Us boys would walk up there occasionally to visit him and listen to the cool stories he would tell. One time he invited us to go fishing with him, we loved to fish so we went with him. We walked up the creek a ways where there were some beaver dams that formed some fairly large ponds. In the ponds were swimming a number of salmon that had swum up the creek to spawn. Mr. Craigett had a long willow rod with a large 6/0 hook fastened on the end with some baling wire and tape. He slid the willow rod along the bottom of the pond and when a salmon swam over it he would snag it and drag it out of the water. After he got one he handed off the rod to us boys and we each caught one as well. That was the best salmon fishing trip that I have ever had. Mom and Dad didn’t know what to think when they got home and there were three big salmon in the kitchen sink. We had been corrupted by Mr.

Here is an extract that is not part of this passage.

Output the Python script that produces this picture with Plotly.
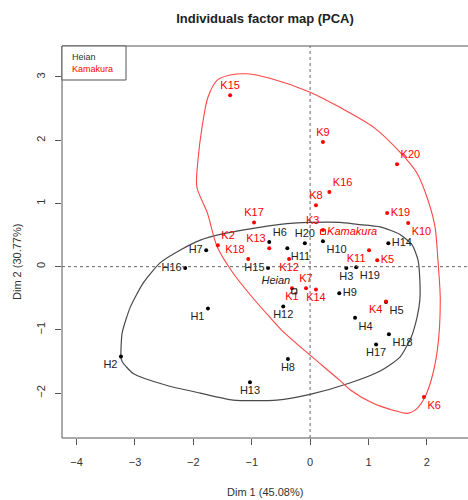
import plotly.graph_objects as go

# ---------------- data ----------------
heian_labels = ["H1", "H2", "H3", "H4", "H5", "H6", "H7", "H8", "H9", "H10",
                "H11", "H12", "H13", "H14", "H15", "H16", "H17", "H18", "H19", "H20"]
heian_dim1 = [-1.75, -3.24, 0.62, 0.77, 1.30, -0.70, -1.78, -0.38, 0.50, 0.22,
              -0.39, -0.46, -1.03, 1.34, -0.72, -2.14, 1.13, 1.35, 0.79, -0.09]
heian_dim2 = [-0.66, -1.42, -0.02, -0.81, -0.56, 0.39, 0.26, -1.46, -0.42, 0.40,
              0.29, -0.63, -1.83, 0.37, -0.02, -0.02, -1.23, -1.07, -0.01, 0.37]

kama_labels = ["K1", "K2", "K3", "K4", "K5", "K6", "K7", "K8", "K9", "K10",
               "K11", "K12", "K13", "K14", "K15", "K16", "K17", "K18", "K19", "K20"]
kama_dim1 = [-0.31, -1.58, 0.22, 1.30, 1.15, 1.95, -0.07, 0.10, 0.22, 1.68,
             1.01, -0.36, -0.70, 0.10, -1.37, 0.33, -0.96, -1.06, 1.32, 1.49]
kama_dim2 = [-0.34, 0.34, 0.58, -0.55, 0.10, -2.06, -0.34, 0.97, 1.97, 0.69,
             0.26, 0.12, 0.29, -0.36, 2.71, 1.18, 0.70, 0.12, 0.85, 1.62]

group_names = ["Heian", "Kamakura"]
centroid_dim1 = [-0.27, 0.22]
centroid_dim2 = [-0.39, 0.55]

# confidence-region outlines
heian_ell_x = [-3.24, -3.22, -3.08, -2.86, -2.57, -2.23, -1.88, -1.54, -1.08, -0.51, 0.00, 0.51,
               0.81, 1.20, 1.54, 1.75, 1.85, 1.88, 1.88, 1.83, 1.73, 1.54, 1.20, 0.68, 0.00,
               -0.57, -1.32, -1.88, -2.45, -3.03, -3.22, -3.24]
heian_ell_y = [-1.42, -1.05, -0.64, -0.26, 0.06, 0.26, 0.42, 0.51, 0.59, 0.67, 0.70, 0.70,
               0.67, 0.63, 0.51, 0.34, 0.10, -0.21, -0.53, -0.81, -1.12, -1.43, -1.65, -1.84, -2.02,
               -2.11, -2.11, -2.00, -1.88, -1.69, -1.50, -1.42]
kama_ell_x = [-1.94, -1.92, -1.85, -1.75, -1.59, -1.37, -1.08, -0.69, 0.00, 0.51, 1.08, 1.54,
              1.83, 2.02, 2.14, 2.19, 2.23, 2.18, 2.06, 1.94, 1.80, 1.66, 1.42, 1.08, 0.69,
              0.51, 0.00, -0.48, -0.69, -1.03, -1.32, -1.59, -1.76, -1.94]
kama_ell_y = [1.26, 1.69, 2.21, 2.68, 2.95, 3.03, 3.05, 2.98, 2.76, 2.52, 2.21, 1.81,
              1.48, 1.05, 0.63, 0.10, -0.53, -1.32, -1.84, -2.11, -2.27, -2.32, -2.27, -2.16, -1.95,
              -1.80, -1.40, -1.01, -0.80, -0.44, -0.10, 0.31, 0.85, 1.26]

x_ticks = [-4, -3, -2, -1, 0, 1, 2]
y_ticks = [-2, -1, 0, 1, 2, 3]

# ---------------- styling ----------------
heian_pos = ["bottom left", "bottom left", "bottom center", "bottom right", "bottom right",
             "top right", "middle left", "bottom center", "middle right", "bottom right",
             "bottom right", "bottom center", "bottom center", "middle right", "middle left",
             "middle left", "bottom center", "bottom right", "bottom right", "top center"]
kama_pos = ["bottom center", "top right", "top left", "bottom left", "middle right",
            "bottom right", "top center", "top center", "top center", "bottom right",
            "bottom left", "bottom center", "top left", "bottom center", "top center",
            "top right", "top center", "top left", "middle right", "top right"]

FONT = "Liberation Sans, Arial, sans-serif"
BLACK = "#222222"
RED = "#ff0000"
AXIS = "#555555"

fig = go.Figure()

fig.add_trace(go.Scatter(x=heian_ell_x, y=heian_ell_y, mode="lines",
                         line=dict(color="#4a4a4a", width=1.2, shape="spline", smoothing=0.6),
                         hoverinfo="skip", showlegend=False))
fig.add_trace(go.Scatter(x=kama_ell_x, y=kama_ell_y, mode="lines",
                         line=dict(color="#ff4545", width=1.1, shape="spline", smoothing=0.8),
                         hoverinfo="skip", showlegend=False))

fig.add_trace(go.Scatter(x=heian_dim1, y=heian_dim2, mode="markers+text", text=heian_labels,
                         textposition=heian_pos,
                         textfont=dict(family=FONT, size=11, color=BLACK),
                         marker=dict(color="black", size=4), showlegend=False))
fig.add_trace(go.Scatter(x=kama_dim1, y=kama_dim2, mode="markers+text", text=kama_labels,
                         textposition=kama_pos,
                         textfont=dict(family=FONT, size=11, color=RED),
                         marker=dict(color=RED, size=4), showlegend=False))

# group centroids
fig.add_trace(go.Scatter(x=[centroid_dim1[0]], y=[centroid_dim2[0]], mode="markers+text",
                         text=["<i>" + group_names[0] + "</i>"], textposition="top left",
                         textfont=dict(family=FONT, size=11, color=BLACK),
                         marker=dict(color="black", size=5, symbol="square-open"),
                         showlegend=False))
fig.add_trace(go.Scatter(x=[centroid_dim1[1]], y=[centroid_dim2[1]], mode="markers+text",
                         text=["<i>" + group_names[1] + "</i>"], textposition="middle right",
                         textfont=dict(family=FONT, size=11, color=RED),
                         marker=dict(color=RED, size=5, symbol="square-open"),
                         showlegend=False))

shapes = [
    # frame (left, top, bottom)
    dict(type="line", xref="paper", yref="paper", x0=0, x1=0, y0=0, y1=1,
         line=dict(color=AXIS, width=1)),
    dict(type="line", xref="paper", yref="paper", x0=0, x1=1, y0=1, y1=1,
         line=dict(color=AXIS, width=1)),
    dict(type="line", xref="paper", yref="paper", x0=0, x1=1, y0=0, y1=0,
         line=dict(color=AXIS, width=1)),
    # dotted axes through origin
    dict(type="line", xref="x", yref="paper", x0=0, x1=0, y0=0, y1=1,
         line=dict(color="#666666", width=1, dash="dot")),
    dict(type="line", xref="paper", yref="y", x0=0, x1=1, y0=0, y1=0,
         line=dict(color="#666666", width=1, dash="dot")),
    # legend box
    dict(type="rect", xref="paper", yref="paper", x0=0, x1=64 / 406, y0=1 - 34 / 392, y1=1,
         line=dict(color=AXIS, width=1), fillcolor="white", layer="above"),
]

annotations = [
    dict(text=group_names[0], xref="paper", yref="paper", x=8 / 406, y=1 - 11 / 392,
         xanchor="left", yanchor="middle", showarrow=False,
         font=dict(family=FONT, size=9, color="#333333")),
    dict(text=group_names[1], xref="paper", yref="paper", x=8 / 406, y=1 - 23 / 392,
         xanchor="left", yanchor="middle", showarrow=False,
         font=dict(family=FONT, size=9, color=RED)),
    dict(text="Dim 1 (45.08%)", xref="paper", yref="paper", x=0.5, y=-54 / 392,
         xanchor="center", yanchor="middle", showarrow=False,
         font=dict(family=FONT, size=11, color="#333333")),
    dict(text="Dim 2 (30.77%)", xref="paper", yref="paper", x=-45 / 406, y=(438 - 262) / 392,
         xanchor="center", yanchor="middle", showarrow=False, textangle=-90,
         font=dict(family=FONT, size=11, color="#333333")),
]

fig.update_layout(
    width=468, height=500,
    margin=dict(l=62, r=0, t=46, b=62),
    paper_bgcolor="white", plot_bgcolor="white",
    title=dict(text="<b>Individuals factor map (PCA)</b>", x=0.5, xref="paper",
               y=1 - 18 / 500, yref="container", xanchor="center", yanchor="middle",
               font=dict(family=FONT, size=13, color="#222222")),
    xaxis=dict(range=[-4.25, 2.705], tickvals=x_ticks, ticks="outside", ticklen=6,
               tickcolor=AXIS, showgrid=False, zeroline=False, showline=False,
               tickfont=dict(family=FONT, size=11, color="#333333"),
               ticklabelstandoff=8, fixedrange=True),
    yaxis=dict(range=[-2.71, 3.49], tickvals=y_ticks, ticks="outside", ticklen=6,
               tickcolor=AXIS, showgrid=False, zeroline=False, showline=False,
               tickangle=-90,
               tickfont=dict(family=FONT, size=11, color="#333333"),
               ticklabelstandoff=6, fixedrange=True),
    shapes=shapes, annotations=annotations,
    showlegend=False,
)

fig.write_html("out.html", config={"displayModeBar": False},
               post_script="document.body.style.margin='0';")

Craigett.

We always thought that Mr. Craigett was so lucky to live in such a cool house.

People that God Used in my Life

Dad sold the farm in Myrtle Creek in 1965 and we bought a farm in Trout Lake, Washington, and soon turned it into a dairy with 60 cows. Trout Lake was a small community with only two churches and a very small school, there were 7 in my graduating class. We attended Mt Adams Baptist Church which was a great church for our family. As small as the church was we supported a lot of different Missionaries. One of my favorite things was when a missionary was home they would visit all their supporting churches, give a report of their work in whatever country they were in, and usually preach a sermon. I learned a lot about world geography, the cultures of different countries, and the politics of those same countries. Some of the missionaries were great preachers, and one missionary, in particular, had a huge impact on my life. David and Patti Jo Yount were missionaries to the Philippines and started and built a very big and successful church there, successful meaning that they reached many, many people with the gospel of Jesus Christ. I lived in Trout Lake from 1965 until 1976 when Patty and I left for me to become the pastor at Jefferson. During that time I heard David Yount preach 3 times and each time I was greatly impacted to the point that I can remember each of his sermons as if I just heard them yesterday. They were home from the Philippines in 1976 and I asked him if we could get together so I could get some counsel from him on my struggle with whether I should farm or go to Jefferson and become a pastor. He is the one who gave me the quote that I use all the time, “ get close to God, and do what you want, because if you get close to God He will put His will in your heart in the form of a strong desire or dream.” He also asked me how much I read my Bible and I answered, “ every day, and I read it through every year. “ He looked at me intently for what seemed several minutes and said, “my counsel to you is that you go and Pastor because God will use you and bless your ministry.”

For some reason I got to thinking of him tonight and googled his name and found several youtube videos that he and Patti Jo made. In one of them was the same message that he gave to me 44 years ago, “ the more you read the Bible, study it, and memorize it, the more He will use you to do His work.” I also saw a video of his funeral service when he died in 2021. “Say hi for me Lord, and tell him thank you.”